* What to do: Write the material out again in full, word for word. Do not include the pictures.
____
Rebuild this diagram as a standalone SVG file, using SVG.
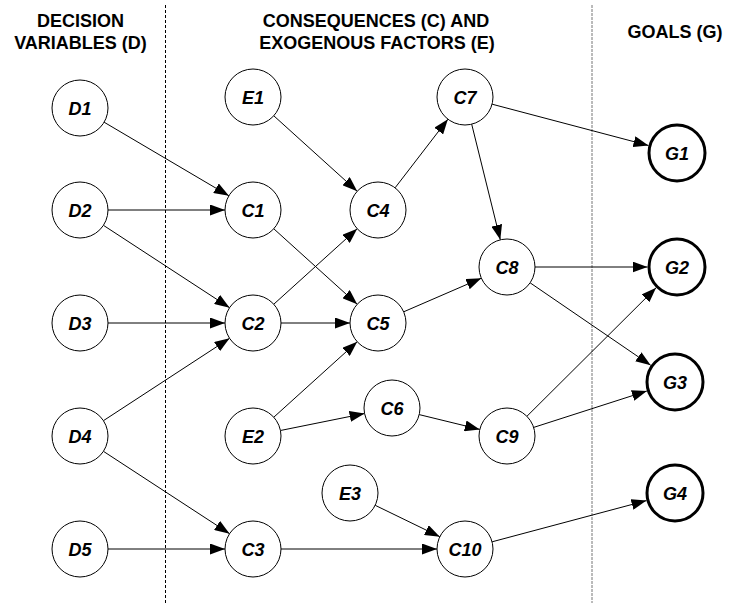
<svg xmlns="http://www.w3.org/2000/svg" width="730" height="605" viewBox="0 0 730 605">
<style>
.hdr{font-family:"Liberation Sans",Arial,sans-serif;font-size:18px;font-weight:bold;fill:#000;text-anchor:middle}
.n circle{fill:#fff;stroke:#000;stroke-width:1}
.g circle{fill:#fff;stroke:#000;stroke-width:3}
.lbl{font-family:"Liberation Sans",Arial,sans-serif;font-size:18px;font-weight:bold;font-style:italic;fill:#000;text-anchor:middle}
.e{stroke:#000;stroke-width:1;fill:none;marker-end:url(#ah)}
</style>
<defs>
<marker id="ah" markerUnits="userSpaceOnUse" markerWidth="15" markerHeight="11" refX="15" refY="5.5" orient="auto">
<path d="M0,0 L15,5.5 L0,11 z" fill="#000"/>
</marker>
</defs>
<rect width="730" height="605" fill="#fff"/>
<line x1="165.5" y1="5" x2="165.5" y2="603" stroke="#000" stroke-width="1" stroke-dasharray="3,2"/>
<line x1="592" y1="5" x2="592" y2="603" stroke="#777" stroke-width="1" stroke-dasharray="3,1"/>
<text class="hdr" x="80.5" y="27">DECISION</text>
<text class="hdr" x="80.5" y="49">VARIABLES (D)</text>
<text class="hdr" x="376" y="27">CONSEQUENCES (C) AND</text>
<text class="hdr" x="377" y="49">EXOGENOUS FACTORS (E)</text>
<text class="hdr" x="675" y="38">GOALS (G)</text>
<g id="connectors">
<line class="e" x1="104.1" y1="122.2" x2="228.9" y2="195.8"/>
<line class="e" x1="108" y1="210" x2="225" y2="210"/>
<line class="e" x1="103.4" y1="225.3" x2="229.6" y2="307.7"/>
<line class="e" x1="108" y1="323" x2="225" y2="323"/>
<line class="e" x1="103.4" y1="420.7" x2="229.6" y2="338.3"/>
<line class="e" x1="103.4" y1="451.3" x2="229.6" y2="533.7"/>
<line class="e" x1="108" y1="549" x2="225" y2="549"/>
<line class="e" x1="273.8" y1="115.8" x2="357.2" y2="191.2"/>
<line class="e" x1="273.8" y1="304.2" x2="357.2" y2="228.8"/>
<line class="e" x1="273.8" y1="228.8" x2="357.2" y2="304.2"/>
<line class="e" x1="281" y1="323" x2="350" y2="323"/>
<line class="e" x1="273.8" y1="417.2" x2="357.2" y2="341.8"/>
<line class="e" x1="280.4" y1="430.5" x2="364.6" y2="413.5"/>
<line class="e" x1="395.1" y1="187.8" x2="447.9" y2="119.2"/>
<line class="e" x1="492.1" y1="104.2" x2="648.5" y2="145.5"/>
<line class="e" x1="471.7" y1="124.2" x2="500.3" y2="239.8"/>
<line class="e" x1="403.7" y1="311.8" x2="481.3" y2="278.2"/>
<line class="e" x1="535" y1="267" x2="647.5" y2="267"/>
<line class="e" x1="530.1" y1="282.8" x2="650.7" y2="365.3"/>
<line class="e" x1="419.2" y1="414.6" x2="479.8" y2="429.4"/>
<line class="e" x1="526.9" y1="416.3" x2="656.1" y2="287.8"/>
<line class="e" x1="533.7" y1="427.4" x2="646.9" y2="391"/>
<line class="e" x1="375.2" y1="505.3" x2="439.8" y2="536.7"/>
<line class="e" x1="281" y1="549" x2="437" y2="549"/>
<line class="e" x1="492.1" y1="541.8" x2="646.5" y2="500.6"/>
</g>
<g id="D1" class="n"><circle cx="80" cy="108" r="28"/><text class="lbl" x="80" y="114.5">D1</text></g>
<g id="D2" class="n"><circle cx="80" cy="210" r="28"/><text class="lbl" x="80" y="216.5">D2</text></g>
<g id="D3" class="n"><circle cx="80" cy="323" r="28"/><text class="lbl" x="80" y="329.5">D3</text></g>
<g id="D4" class="n"><circle cx="80" cy="436" r="28"/><text class="lbl" x="80" y="442.5">D4</text></g>
<g id="D5" class="n"><circle cx="80" cy="549" r="28"/><text class="lbl" x="80" y="555.5">D5</text></g>
<g id="E1" class="n"><circle cx="253" cy="97" r="28"/><text class="lbl" x="253" y="103.5">E1</text></g>
<g id="C1" class="n"><circle cx="253" cy="210" r="28"/><text class="lbl" x="253" y="216.5">C1</text></g>
<g id="C2" class="n"><circle cx="253" cy="323" r="28"/><text class="lbl" x="253" y="329.5">C2</text></g>
<g id="E2" class="n"><circle cx="253" cy="436" r="28"/><text class="lbl" x="253" y="442.5">E2</text></g>
<g id="C3" class="n"><circle cx="253" cy="549" r="28"/><text class="lbl" x="253" y="555.5">C3</text></g>
<g id="C4" class="n"><circle cx="378" cy="210" r="28"/><text class="lbl" x="378" y="216.5">C4</text></g>
<g id="C5" class="n"><circle cx="378" cy="323" r="28"/><text class="lbl" x="378" y="329.5">C5</text></g>
<g id="C6" class="n"><circle cx="392" cy="408" r="28"/><text class="lbl" x="392" y="414.5">C6</text></g>
<g id="E3" class="n"><circle cx="350" cy="493" r="28"/><text class="lbl" x="350" y="499.5">E3</text></g>
<g id="C7" class="n"><circle cx="465" cy="97" r="28"/><text class="lbl" x="465" y="103.5">C7</text></g>
<g id="C8" class="n"><circle cx="507" cy="267" r="28"/><text class="lbl" x="507" y="273.5">C8</text></g>
<g id="C9" class="n"><circle cx="507" cy="436" r="28"/><text class="lbl" x="507" y="442.5">C9</text></g>
<g id="C10" class="n"><circle cx="465" cy="549" r="28"/><text class="lbl" x="465" y="555.5">C10</text></g>
<g id="G1" class="g"><circle cx="677" cy="153" r="28"/><text class="lbl" x="677" y="159.5">G1</text></g>
<g id="G2" class="g"><circle cx="677" cy="267" r="28"/><text class="lbl" x="677" y="273.5">G2</text></g>
<g id="G3" class="g"><circle cx="675" cy="382" r="28"/><text class="lbl" x="675" y="388.5">G3</text></g>
<g id="G4" class="g"><circle cx="675" cy="493" r="28"/><text class="lbl" x="675" y="499.5">G4</text></g>
</svg>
____
* Written solution:
Rebuild this diagram as a standalone SVG file, using SVG.
<svg xmlns="http://www.w3.org/2000/svg" width="730" height="605" viewBox="0 0 730 605">
<style>
.hdr{font-family:"Liberation Sans",Arial,sans-serif;font-size:18px;font-weight:bold;fill:#000;text-anchor:middle}
.n circle{fill:#fff;stroke:#000;stroke-width:1}
.g circle{fill:#fff;stroke:#000;stroke-width:3}
.lbl{font-family:"Liberation Sans",Arial,sans-serif;font-size:18px;font-weight:bold;font-style:italic;fill:#000;text-anchor:middle}
.e{stroke:#000;stroke-width:1;fill:none;marker-end:url(#ah)}
</style>
<defs>
<marker id="ah" markerUnits="userSpaceOnUse" markerWidth="15" markerHeight="11" refX="15" refY="5.5" orient="auto">
<path d="M0,0 L15,5.5 L0,11 z" fill="#000"/>
</marker>
</defs>
<rect width="730" height="605" fill="#fff"/>
<line x1="165.5" y1="5" x2="165.5" y2="603" stroke="#000" stroke-width="1" stroke-dasharray="3,2"/>
<line x1="592" y1="5" x2="592" y2="603" stroke="#777" stroke-width="1" stroke-dasharray="3,1"/>
<text class="hdr" x="80.5" y="27">DECISION</text>
<text class="hdr" x="80.5" y="49">VARIABLES (D)</text>
<text class="hdr" x="376" y="27">CONSEQUENCES (C) AND</text>
<text class="hdr" x="377" y="49">EXOGENOUS FACTORS (E)</text>
<text class="hdr" x="675" y="38">GOALS (G)</text>
<g id="connectors">
<line class="e" x1="104.1" y1="122.2" x2="228.9" y2="195.8"/>
<line class="e" x1="108" y1="210" x2="225" y2="210"/>
<line class="e" x1="103.4" y1="225.3" x2="229.6" y2="307.7"/>
<line class="e" x1="108" y1="323" x2="225" y2="323"/>
<line class="e" x1="103.4" y1="420.7" x2="229.6" y2="338.3"/>
<line class="e" x1="103.4" y1="451.3" x2="229.6" y2="533.7"/>
<line class="e" x1="108" y1="549" x2="225" y2="549"/>
<line class="e" x1="273.8" y1="115.8" x2="357.2" y2="191.2"/>
<line class="e" x1="273.8" y1="304.2" x2="357.2" y2="228.8"/>
<line class="e" x1="273.8" y1="228.8" x2="357.2" y2="304.2"/>
<line class="e" x1="281" y1="323" x2="350" y2="323"/>
<line class="e" x1="273.8" y1="417.2" x2="357.2" y2="341.8"/>
<line class="e" x1="280.4" y1="430.5" x2="364.6" y2="413.5"/>
<line class="e" x1="395.1" y1="187.8" x2="447.9" y2="119.2"/>
<line class="e" x1="492.1" y1="104.2" x2="648.5" y2="145.5"/>
<line class="e" x1="471.7" y1="124.2" x2="500.3" y2="239.8"/>
<line class="e" x1="403.7" y1="311.8" x2="481.3" y2="278.2"/>
<line class="e" x1="535" y1="267" x2="647.5" y2="267"/>
<line class="e" x1="530.1" y1="282.8" x2="650.7" y2="365.3"/>
<line class="e" x1="419.2" y1="414.6" x2="479.8" y2="429.4"/>
<line class="e" x1="526.9" y1="416.3" x2="656.1" y2="287.8"/>
<line class="e" x1="533.7" y1="427.4" x2="646.9" y2="391"/>
<line class="e" x1="375.2" y1="505.3" x2="439.8" y2="536.7"/>
<line class="e" x1="281" y1="549" x2="437" y2="549"/>
<line class="e" x1="492.1" y1="541.8" x2="646.5" y2="500.6"/>
</g>
<g id="D1" class="n"><circle cx="80" cy="108" r="28"/><text class="lbl" x="80" y="114.5">D1</text></g>
<g id="D2" class="n"><circle cx="80" cy="210" r="28"/><text class="lbl" x="80" y="216.5">D2</text></g>
<g id="D3" class="n"><circle cx="80" cy="323" r="28"/><text class="lbl" x="80" y="329.5">D3</text></g>
<g id="D4" class="n"><circle cx="80" cy="436" r="28"/><text class="lbl" x="80" y="442.5">D4</text></g>
<g id="D5" class="n"><circle cx="80" cy="549" r="28"/><text class="lbl" x="80" y="555.5">D5</text></g>
<g id="E1" class="n"><circle cx="253" cy="97" r="28"/><text class="lbl" x="253" y="103.5">E1</text></g>
<g id="C1" class="n"><circle cx="253" cy="210" r="28"/><text class="lbl" x="253" y="216.5">C1</text></g>
<g id="C2" class="n"><circle cx="253" cy="323" r="28"/><text class="lbl" x="253" y="329.5">C2</text></g>
<g id="E2" class="n"><circle cx="253" cy="436" r="28"/><text class="lbl" x="253" y="442.5">E2</text></g>
<g id="C3" class="n"><circle cx="253" cy="549" r="28"/><text class="lbl" x="253" y="555.5">C3</text></g>
<g id="C4" class="n"><circle cx="378" cy="210" r="28"/><text class="lbl" x="378" y="216.5">C4</text></g>
<g id="C5" class="n"><circle cx="378" cy="323" r="28"/><text class="lbl" x="378" y="329.5">C5</text></g>
<g id="C6" class="n"><circle cx="392" cy="408" r="28"/><text class="lbl" x="392" y="414.5">C6</text></g>
<g id="E3" class="n"><circle cx="350" cy="493" r="28"/><text class="lbl" x="350" y="499.5">E3</text></g>
<g id="C7" class="n"><circle cx="465" cy="97" r="28"/><text class="lbl" x="465" y="103.5">C7</text></g>
<g id="C8" class="n"><circle cx="507" cy="267" r="28"/><text class="lbl" x="507" y="273.5">C8</text></g>
<g id="C9" class="n"><circle cx="507" cy="436" r="28"/><text class="lbl" x="507" y="442.5">C9</text></g>
<g id="C10" class="n"><circle cx="465" cy="549" r="28"/><text class="lbl" x="465" y="555.5">C10</text></g>
<g id="G1" class="g"><circle cx="677" cy="153" r="28"/><text class="lbl" x="677" y="159.5">G1</text></g>
<g id="G2" class="g"><circle cx="677" cy="267" r="28"/><text class="lbl" x="677" y="273.5">G2</text></g>
<g id="G3" class="g"><circle cx="675" cy="382" r="28"/><text class="lbl" x="675" y="388.5">G3</text></g>
<g id="G4" class="g"><circle cx="675" cy="493" r="28"/><text class="lbl" x="675" y="499.5">G4</text></g>
</svg>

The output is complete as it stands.